L’oppio del popolo. Così si intitola un gran bel libro di Goffredo Fofi. E io sono contento di fare un’azione sovversiva come quella di prenderlo e metterlo in vetrina della libreria di un paese libero dalla spettacolarizzazione della cultura. Lo ha pubblicato Eleuthera, una casa editrice di persone in gamba, che fa libri notevoli per niente leccatini. Non per un caso in vetrina ho anche “Turismo di massa e usura del mondo” di Rodolphe Christin e “Discorso sull’orrore dell’arte”, dialogo illuminante tra il pittore Enrico Baj e l’urbanista francese Paul Virilio.
A un certo punto della sua spietata analisi Fofi cita Vitaliano Brancati che diceva: la politica ha come scopo quello di risolvere il problema dei derelitti, e i derelitti sarebbero gli oppressi di ogni tipo. Lo scopo della cultura sarebbe invece quello di pensare agli stupidi, di aiutare gli stupidi a liberarsi dalla stupidità. Già, in un tempo in cui la politica ha abdicato, dal suo ruolo la cultura è precipitata nel calderone fumoso della spettacolarizzazione per distrarci, chi ci salverà?
Ci salveremo da soli.

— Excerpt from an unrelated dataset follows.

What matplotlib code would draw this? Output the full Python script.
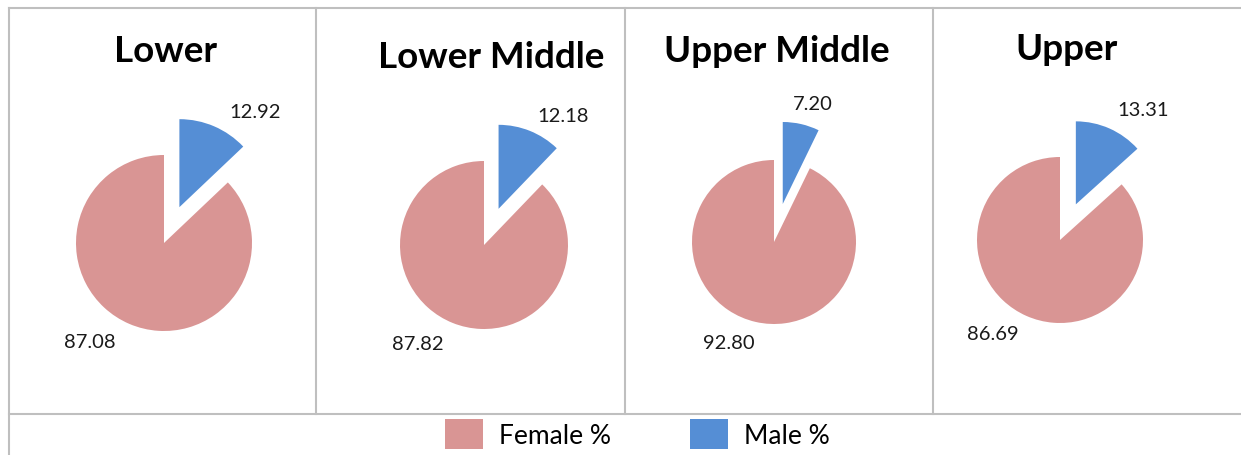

Scegliendo con coerenza di non stare dalla parte degli oppressori, degli sfruttatori, dei devastatori di natura e di identità culturali; di non parteggiare per i vincitori, per il successo, ma per mantenere spirito critico. Comprendendo che l’unica soluzione sta nel camminando-domandando. Solo così, guerreggiando disarmati controcorrente, leggendo scritti profondi e dolci, nell’idea della gentilezza e dello spirito rurale, è possibile che il pessimismo si possa esorcizzare. È possibile tenere la testa alta, analizzare le cose che ci piovono addosso e ci trasformano in giocondi lotofagi. Leggere e fare del pensiero un’azione, comprendendone le conseguenze. Perché sempre ci sono conseguenze quando si sceglie lo spirito critico e la libertà, quando le domande vengono poste e restano accese senza rispostine da quiz precotte.
Siamo in cammino e non ci vanno bene le risposte dei vanagloriosi.